**REQUIRED WORK**
Can you set down, exactly as they appear below, the lines from the opening of the material through the one bearing "from matplotlib.lines import Line2D", minus the pictures?
--- COLLECTED DATA ---
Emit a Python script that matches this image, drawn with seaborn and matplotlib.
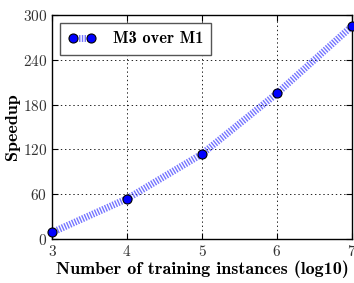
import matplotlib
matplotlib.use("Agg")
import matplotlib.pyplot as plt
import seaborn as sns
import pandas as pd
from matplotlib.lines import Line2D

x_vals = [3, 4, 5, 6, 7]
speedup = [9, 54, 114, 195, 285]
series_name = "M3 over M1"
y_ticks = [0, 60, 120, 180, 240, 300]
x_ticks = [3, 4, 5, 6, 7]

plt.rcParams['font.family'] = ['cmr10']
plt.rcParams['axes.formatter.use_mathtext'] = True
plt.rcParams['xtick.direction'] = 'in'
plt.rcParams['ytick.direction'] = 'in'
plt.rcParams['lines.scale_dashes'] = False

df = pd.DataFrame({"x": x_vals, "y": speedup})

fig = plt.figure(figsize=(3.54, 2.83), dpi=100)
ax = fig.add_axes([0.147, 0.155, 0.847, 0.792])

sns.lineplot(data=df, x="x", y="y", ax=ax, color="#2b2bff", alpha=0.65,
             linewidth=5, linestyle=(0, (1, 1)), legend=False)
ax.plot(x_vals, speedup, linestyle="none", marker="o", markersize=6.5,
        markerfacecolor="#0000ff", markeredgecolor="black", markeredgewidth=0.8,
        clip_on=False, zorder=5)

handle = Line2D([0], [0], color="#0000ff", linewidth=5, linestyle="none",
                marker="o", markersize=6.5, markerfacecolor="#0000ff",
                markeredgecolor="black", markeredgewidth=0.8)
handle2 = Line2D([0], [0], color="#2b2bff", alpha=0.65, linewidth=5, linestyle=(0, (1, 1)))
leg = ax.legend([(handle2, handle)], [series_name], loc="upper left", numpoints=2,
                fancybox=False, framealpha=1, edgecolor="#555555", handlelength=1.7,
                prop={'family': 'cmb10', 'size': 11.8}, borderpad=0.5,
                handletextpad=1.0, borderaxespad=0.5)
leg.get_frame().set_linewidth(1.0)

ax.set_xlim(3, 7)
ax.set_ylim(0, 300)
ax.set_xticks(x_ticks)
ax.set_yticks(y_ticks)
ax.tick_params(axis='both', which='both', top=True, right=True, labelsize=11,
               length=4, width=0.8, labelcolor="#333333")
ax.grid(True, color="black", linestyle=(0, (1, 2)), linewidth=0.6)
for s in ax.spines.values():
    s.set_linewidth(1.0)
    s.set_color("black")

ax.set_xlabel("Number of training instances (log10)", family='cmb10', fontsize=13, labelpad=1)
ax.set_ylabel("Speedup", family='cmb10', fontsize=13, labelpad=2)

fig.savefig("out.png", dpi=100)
---
**TASK OUTPUT**
Emit a Python script that matches this image, drawn with seaborn and matplotlib.
import matplotlib
matplotlib.use("Agg")
import matplotlib.pyplot as plt
import seaborn as sns
import pandas as pd
from matplotlib.lines import Line2D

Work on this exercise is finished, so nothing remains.